Im Sturm gehört der Kapitän auf Deck. Als die SBB nach dem tödlichen Einklemm-Unfall eines Zugbegleiters die Medien (sehr zögerlich) informierte, versteckte sich SBB-Boss Andreas Meyer und präsentierte lieber eine neue ÖV-App. Sein Vorgehen weckte nicht nur in der Öffentlichkeit, sondern auch beim Personal viele Fragezeichen. Die Stimmung beim SBB-Personal ist seither im Keller.
Meyers Prioritätensetzung zeigt sinnbildlich, wie sehr der SBB-Chef die Bodenhaftung verloren hat. Ein weiteres Beispiel: Anstatt endlich die Bombardier-Pannenzüge richtig auf die Schiene zu bringen, experimentieren die SBB-Manager lieber mit Lufttaxis oder selbstfahrenden Fahrzeugen. Im Januar 2019 ging die SBB tatsächlich eine Kooperation mit einem deutschen Drohnen-Startup ein.
Dies erweckt den Eindruck, dass die SBB ihr Kerngeschäft je länger je mehr aus den Augen verloren haben: Passagiere pünktlich und komfortabel mit dem Zug von A nach B zu bringen.
Verspätungen, Zugausfälle, verkürzte Kompositionen, versprayte Wagen. Die SBB-Misere der letzen Monate hängt direkt mit Meyers grösstem Flop in seiner Amtszeit zusammen: Die völlig aus dem Ruder gelaufene, 1.9 Milliarden Franken teure Beschaffung der Bombardier-FV-Doppelstockzüge. Trotz sechs Jahren Verspätung fahren die Schüttelzüge noch immer nur auf Nebenstrecken – oder stehen nutzlos auf Abstellgleisen herum. Dies, während Pendler auf Hauptrouten wie Bern-Zürich manchmal selbst in der 1. Klasse stehen müssen. Da blutet das Schweizer Bähnler-Herz.
Für den grössten Beschaffungs-GAU der Schweizer ÖV-Geschichte ist Meyer als oberster Chef direkt verantwortlich. Als Jeannine Pilloud, die damalige Leiterin Personenverkehr, 2010 in der SBB-Zentrale den neuen «Superzug» präsentierte, war Meyer bereits gut drei Jahre im Amt. Mit einer völlig neuartigen Wankkompensation gingen die SBB bei der Ausschreibung aufs Ganze – und überforderten den kanadischen Hersteller Bombardier sowie die eigenen Leute komplett.

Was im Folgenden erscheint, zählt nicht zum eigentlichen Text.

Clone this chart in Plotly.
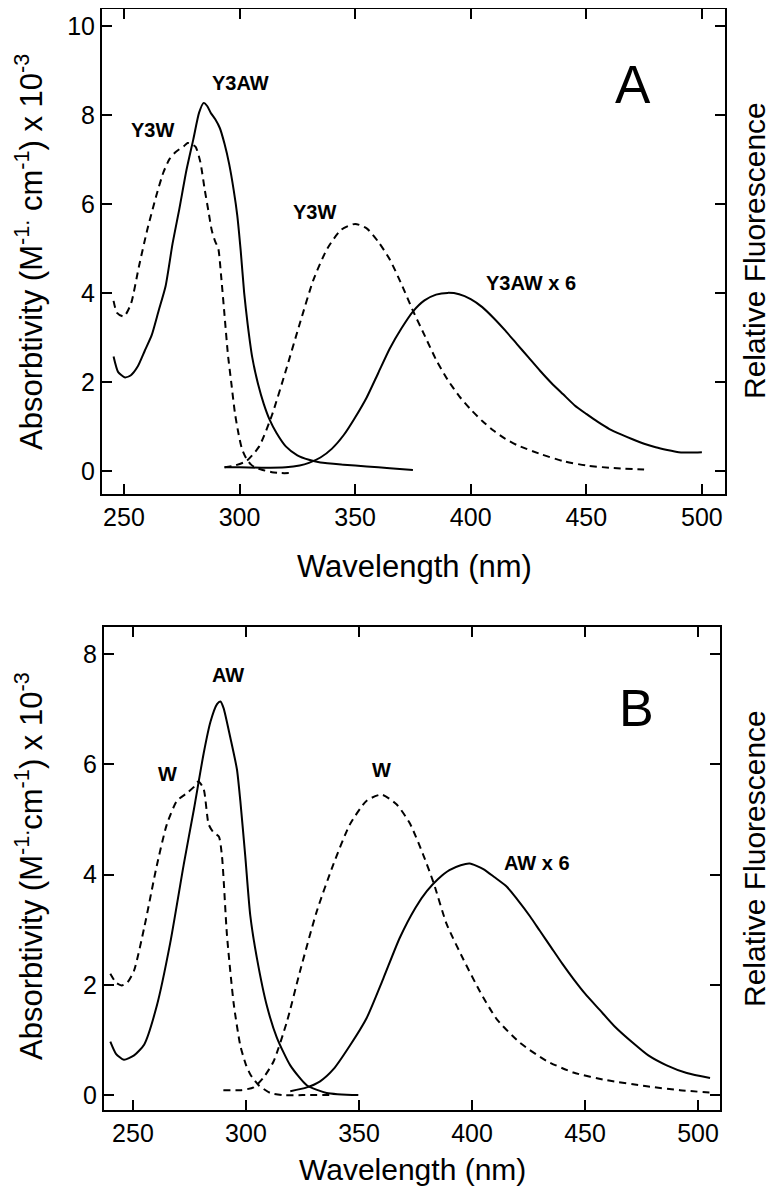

Die SBB-Manager versuchten in den letzten Monaten immer wieder, dem Hersteller die Schuld in die Schuhe zu schieben. Teils sicher zu Recht. Meyer hat es jedoch verpasst, frühzeitig die Alarmzeichen zu erkennen und die nötigen Massnahmen einzuleiten. Mittlerweile ist bei der Dosto-Beschaffung der Point-of-no-return längst überschritten.
Das für einen SBB-Zugbegleiter tödliche Tür-Desaster sowie hunderte, teils gefährliche Defekte bei den Einheitswagen IV haben das Fass beim Personal und bei den Pendlern zum Überlaufen gebracht. Aber verantwortlich für Meyers überraschenden Abgang ist höchstwahrscheinlich der Dosto-Flop.
Bleibt nur zu hoffen, dass die SBB die Probleme mit dem Schüttelzug irgendwann in den Griff kriegen und die Pendler nicht 40 Jahre lang mit einem Schüttelzug herumfahren müssen.
Natürlich kann man sagen: Der verwöhnte Schweizer Pendler motzt auf hohem Niveau. So hat sich in Meyers Amtszeit die Zahl der Zugpendler pro Tag von gut 840'000 (2007) auf 1,3 Millionen erhöht. 9 von 10 Zügen kommen im Schnitt noch immer pünktlich (bis 3 Minuten Verspätung) an. Aber die Schweiz investiert pro Kopf europaweit mit Abstand am meisten in die Schiene. Jeder Schweizer Steuerzahler zahlt pro Jahr rund 350 Euro in das Bahnsystem ein. In Österreich sind es 190 Euro, in Deutschland fünfmal weniger als in der Schweiz.
Back to the roots: Dieses Motto muss sich die neue SBB-Chefin oder der neue SBB-Chef dick hinter die Ohren schreiben. Denn was die über 1,3 Millionen Pendler täglich wollen, sind pünktliche und saubere Züge. Nicht mehr und nicht weniger.